No, I didn't try. It was a bit late here. 
Obviously

local_repository = "/home/shared/tarballs"
local_mail_server = "enthought.com"

are specific to your network but these are minor issues. Some questions
arised for me, however:

Is it correct that if local_repository contains sources to all required
software (with the specified version numbers) then nothing is downloaded
from Internet?

Another note: if specified software is once installed to dst_dir, then why
not to keep it there instead of removing it after tests? This would avoid
re-compilation if nothing is changed in the software. I guess dst_dir must
then include the version numbers.
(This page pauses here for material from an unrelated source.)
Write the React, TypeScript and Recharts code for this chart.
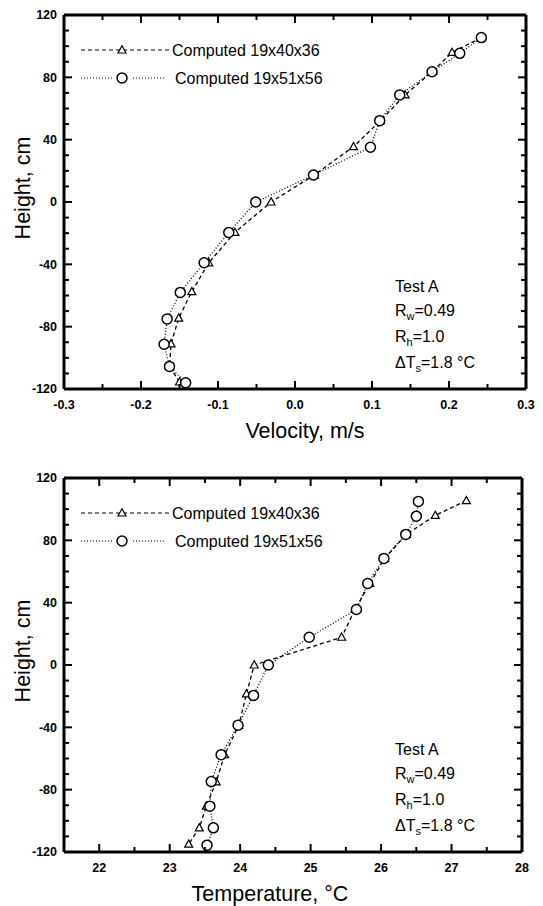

For example, if python is installed with
the following command

  setup.py install --prefix=/dst_dir/Python-2.1.3

then subsequent installation commands for packages would be

  cd <f2py src> /dst_dir/Python-2.1.3/python setup.py install
  cd <Numeric src>
  /dst_dir/Python-2.1.3/python setup.py install \
    --prefix=/dst_dir/Python-2.1.3/Numeric-<numpy_ver>

and testing would be executed in the following loop

for py_ver in ['2.1.3',..]:
  for numpy_ver ['18.3',..]:
    for atlas_ver in [...]:
      cd <scipy src directory>
      # Install
      ATLAS=/path/to/atlas-<atlas_ver>
      PYTHONPATH=/dst_dir/Python-<py_ver>/Numeric-<numpy_ver>\
/lib/python2.1/site-packages /dst_dir/Python-<py_ver>/bin/python \
      setup.py install
      # Test
      PYTHONPATH=/dst_dir/Python-<py_ver>/Numeric-<numpy_ver>\
/lib/python2.1/site-packages /dst_dir/Python-<py_ver>/bin/python \
      -c "import scipy;scipy.test(1)"

But if all this takes too much time to implement, then we could leave it
for SciPy-0.3 and now concentrate on getting SciPy-0.2 out.
Current CVS seems to be quite stable and we should use it before it gets
unstable again due to new contributions.

I see that you want to make SciPy releases perfect (testing lots of
platforms, various combinations of software packages, etc.). 
It is a very good goal. But I think few initial releases can be a bit
imperfect (incomplete in various parts like tests, docs, etc).